FERNANDA MACIEL: Comecei a me preparar em junho, quando corri a Trail Verdon na França (prova de 50 quilômetros e 3.300 metros de desnível positivo) e a The North Face Lavaredo (prova de 90 quilômetros e 5.700 metros desnível positivo). Também corri pelo próprio percurso da UTMB com meus companheiros de equipe, em três dias, por todos os 166 quilômetros. Treinei pelos Parques Cadi-Moixero, Alt Pirineu e Aigües Tortes Catalunya, que estão a no máximo 2 horas da minha casa. Nos últimos 15 dias, treinei pelos Alpes franceses (Ecrins e Col de Iseran), sempre buscando as mais altas altitudes. Tentava dormir perto dos 3 mil metros de altitude e treinar por ali. Tentei uma ascensão de mais de 4 mil metros pela França e escalei algumas vias.

Quais eram suas expectativas para a prova?
Minha expectativa era curtir, desfrutar da prova e completá-la. Imaginava que, se me sentisse bem (como me senti nos treinos pelo Mont Blanc), completaria a prova em menos de 28 horas e estaria entre as cinco primeiras mulheres. Por ser meu primeiro Ultra Trail du Mont Blanc, não poderia criar expectativas tão ambiciosas.

Quais as maiores dificuldades da prova?
A largada aconteceu às 23h30 debaixo de um temporal em Chamonix. Acima dos 2.500 metros de altitude já encontrávamos bastante neve pelas montanhas, corríamos sobre gelo em algumas partes da prova, uma largada dura para enfrentar uma prova de mais de 24 horas correndo. Tive alguns problemas pela madrugada por conta do frio, não conseguia sentir a boca nem as mãos pela baixa temperatura, o que me permitia beber apenas um pouco de água e gel liquido quando conseguia abrir o canto esquerdo da boca.

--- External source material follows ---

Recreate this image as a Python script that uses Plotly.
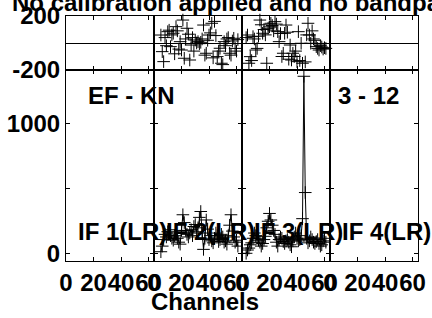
import plotly.graph_objects as go

# ---------------- data ----------------
title_text = "No calibration applied and no bandpass applied"
baseline_label = "EF - KN"
time_label = "3 - 12"
if_labels = ["IF 1(LR)", "IF 2(LR)", "IF 3(LR)", "IF 4(LR)"]
x_tick_vals = [0, 20, 40, 60]
x_tick_text = ["0", "20", "40", "60"]
phase_tick_vals = [-200, 200]
phase_tick_text = ["-200", "200"]
amp_tick_vals = [0, 500, 1000]
amp_tick_text = ["0", "", "1000"]

chan_if2 = list(range(5, 62))
amp_if2 = [17, 60, 110, 150, 130, 170, 185, 140, 120, 105, 140, 160, 120, 90, 75,
           180, 300, 240, 180, 150, 130, 160, 185, 140, 210, 225, 170, 200, 280, 325,
           160, 35, 120, 260, 190, 110, 140, 100, 85, 120, 160, 140, 95, 110, 150,
           130, 90, 100, 75, 140, 220, 300, 175, 130, 90, 105, 60]
phase_if2 = [59, -64, -138, 40, -20, 84, 95, -27, 60, 72, -80, 121, 90, -45, 10,
             -52, 170, -113, 30, 109, 65, -126, -15, 40, -60, 22, 0, 10, -5, 5,
             30, 133, -90, -76, 20, 59, 75, 146, -110, 160, 55, -101, -60, -39, -150,
             -160, 10, -20, 30, 40, -76, -90, 15, 35, -40, -60, 25]

chan_if3 = list(range(3, 62))
amp_if3 = [5, 30, 45, 70, 85, 120, 160, 140, 120, 105, 90, 60, 80, 110, 135,
           200, 250, 310, 260, 220, 180, 150, 90, 60, 110, 130, 120, 95, 80, 100,
           110, 90, 70, 55, 100, 130, 160, 120, 100, 110, 140, 270, 1360, 470, 120,
           85, 100, 130, 110, 90, 80, 95, 110, 80, 60, 70, 100, 120, 90]
phase_if3 = [40, 59, -150, -101, -130, 47, 30, -52, -40, 50, 170, 135, 72, 100, 60,
             -150, 109, 120, 146, 130, 90, 158, 140, 84, 10, 70, -100, -76, 72, 133,
             80, -120, -15, -126, -76, -100, -60, -138, 84, -130, -2, -150, -225, -140, 60,
             146, 59, -2, 90, 30, 20, -27, -40, -52, -20, -30, -45, -35, -40]

# ---------------- layout geometry ----------------
W, H = 432, 318
L, R, T, B = 66, 14, 16, 57
plot_w = W - L - R
plot_h = H - T - B
split = (261 - 70) / plot_h  # boundary between amplitude and phase panels

FONT = "Liberation Sans"
FS = 24
tick_font = dict(family=FONT, size=FS, color="black", weight="bold")

fig = go.Figure()

marker = dict(symbol="cross-thin", size=9, color="black", line=dict(color="black", width=1))

# empty traces so that every subplot frame is drawn
for i in (1, 4, 5, 8):
    fig.add_trace(go.Scatter(x=[None], y=[None], mode="markers",
                             xaxis=f"x{i}", yaxis=f"y{i}", showlegend=False, hoverinfo="skip"))

# phase (top panel) -> IF2 = subplot 2, IF3 = subplot 3
fig.add_trace(go.Scatter(x=chan_if2, y=phase_if2, mode="markers", marker=marker,
                         xaxis="x2", yaxis="y2", cliponaxis=False, showlegend=False))
fig.add_trace(go.Scatter(x=chan_if3, y=phase_if3, mode="markers", marker=marker,
                         xaxis="x3", yaxis="y3", cliponaxis=False, showlegend=False))
# amplitude (bottom panel) -> IF2 = subplot 6, IF3 = subplot 7
fig.add_trace(go.Scatter(x=chan_if2, y=amp_if2, mode="lines+markers", marker=marker,
                         line=dict(color="black", width=1),
                         xaxis="x6", yaxis="y6", showlegend=False))
fig.add_trace(go.Scatter(x=chan_if3, y=amp_if3, mode="lines+markers", marker=marker,
                         line=dict(color="black", width=1),
                         xaxis="x7", yaxis="y7", showlegend=False))

layout = dict(
    width=W, height=H,
    margin=dict(l=L, r=R, t=T, b=B, autoexpand=False),
    paper_bgcolor="white", plot_bgcolor="white",
    showlegend=False,
)

for i in range(1, 9):
    col = (i - 1) % 4
    top = i <= 4
    xd = [col / 4, (col + 1) / 4]
    yd = [split, 1] if top else [0, split]
    xa = dict(domain=xd, range=[0, 64], anchor=f"y{i}",
              tickvals=x_tick_vals, ticktext=x_tick_text,
              ticks="inside", ticklen=4, tickcolor="black",
              showline=True, linecolor="black", linewidth=1, mirror="ticks",
              showgrid=False, zeroline=False, automargin=False,
              showticklabels=not top, tickfont=tick_font, tickangle=0)
    if top:
        ya = dict(domain=yd, range=[-200, 200], anchor=f"x{i}",
                  tickvals=phase_tick_vals, ticktext=phase_tick_text,
                  zeroline=True, zerolinecolor="black", zerolinewidth=1)
    else:
        ya = dict(domain=yd, range=[-54, 1408], anchor=f"x{i}",
                  tickvals=amp_tick_vals, ticktext=amp_tick_text,
                  zeroline=False)
    ya.update(ticks="inside", ticklen=4, tickcolor="black",
              showline=True, linecolor="black", linewidth=1, mirror="ticks",
              showgrid=False, showticklabels=(col == 0), tickfont=tick_font,
              automargin=False)
    key = "" if i == 1 else str(i)
    layout["xaxis" + key] = xa
    layout["yaxis" + key] = ya

fig.update_layout(**layout)


def px_x(px):
    return (px - L) / plot_w


def px_y(py):
    return (T + plot_h - py) / plot_h


ann_font = dict(family=FONT, size=FS, color="black", weight="bold")
anns = [
    dict(text=title_text, x=px_x(10), y=px_y(2.5), xanchor="left", yanchor="middle"),
    dict(text=baseline_label, x=px_x(131), y=px_y(95), xanchor="center", yanchor="middle"),
    dict(text=time_label, x=px_x(368), y=px_y(95), xanchor="center", yanchor="middle"),
    dict(text="Channels", x=px_x(205), y=px_y(301), xanchor="center", yanchor="middle"),
]
for k, lab in enumerate(if_labels):
    anns.append(dict(text=lab, x=px_x(66 + 88 * k + 44 + 12), y=px_y(231),
                     xanchor="center", yanchor="middle"))
for a in anns:
    a.update(xref="paper", yref="paper", showarrow=False, font=ann_font)
fig.update_layout(annotations=anns)

fig.write_html("out.html", config={"displayModeBar": False},
               post_script="document.body.style.margin='0';")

Tirando esse detalhe, passei a noite correndo feito uma cabra de montanha, me sentia voando por entre nuvens brancas, que na verdade eram singles-tracks cobertos de neve (risos). Assim cruzei as montanhas da França, com a terceira posição entre as mulheres. Contente por estar na frente de grandes corredoras, como a Karine Henry (ganhadora da UTMB em 2004) e a Krissy Moehl (ganhadora da UTMB em 2003 e 2009), como também das americanas Darcy África e Helen Cospolich e da forte francesa Maude Gobert.

Tudo parecia estar dando certo. Então qual foi o problema?
Cheguei a Courmayer (Itália) bem fisicamente, mas logo depois das 10h comecei a sentir fortes dores no estômago. Meu erro foi beber, ali mesmo em Courmayer, uma vitamina de baunilha (onde havia na sua composição também leite com lactose) para me recuperar. Só que sou intolerante a lactose. Segui correndo com muitas dores, enjôos, vômitos, ainda com a terceira posição entre as mulheres por mais 12 horas de prova. As dores aumentavam, meus gritos pelas montanhas também. E minha mente, por mais que quisesse dar mais que o corpo, resolveu dar um "break"… Decidi abandonar a UTMB após o quilômetro 130.

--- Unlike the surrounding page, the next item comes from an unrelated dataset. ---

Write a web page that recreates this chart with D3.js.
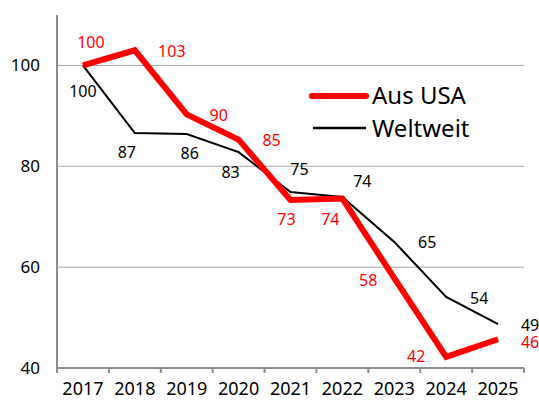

Como você se sentiu quando percebeu que iria ter que abandonar a prova?
Triste por estar numa prova tão importante para mim este ano e ter que abandoná-la. Feliz por ter tomado a decisão certa e saber que ano que vem tem mais, com certeza, após esta experiência, poderei fazer melhor. Eu percebi que teria que abandonar a prova quando meu corpo não acompanhava mais meus comandos. Comecei a ficar fraca demais, sem conseguir comer por mais que eu forçava. Não tinha forças para continuar, já havia corrido 22 horas, sendo que passei mal em pelo menos 10 horas do trajeto.

Quais seus planos para o futuro?
Esta semana descanso treinando mountain bike e trotando leve. Na semana que vem, começo os treinos de corrida e, no fim do mês, corro a Cavalls del Vent. Gostaria de participar da Jungle Marathon no Brasil este ano, mas acho que não terei patrocínio para corrê-la, uma pena, pois é um sonho que tenho.

Uma dica de alimentação para quem for participar de uma prova desse grau de dificuldade?
A alimentação é bem particular de cada atleta. Imagino que todos sabem do básico: sais minerais, carboidratos e proteínas. Importante saber o que “entra bem” no seu estômago durante seus treinos longos, para comer exatamente o mesmo durante a prova e não ter erros. A dica importante é comer algum alimento sólido para “forrar o estômago” nos pontos de apoio e depois continuar correndo.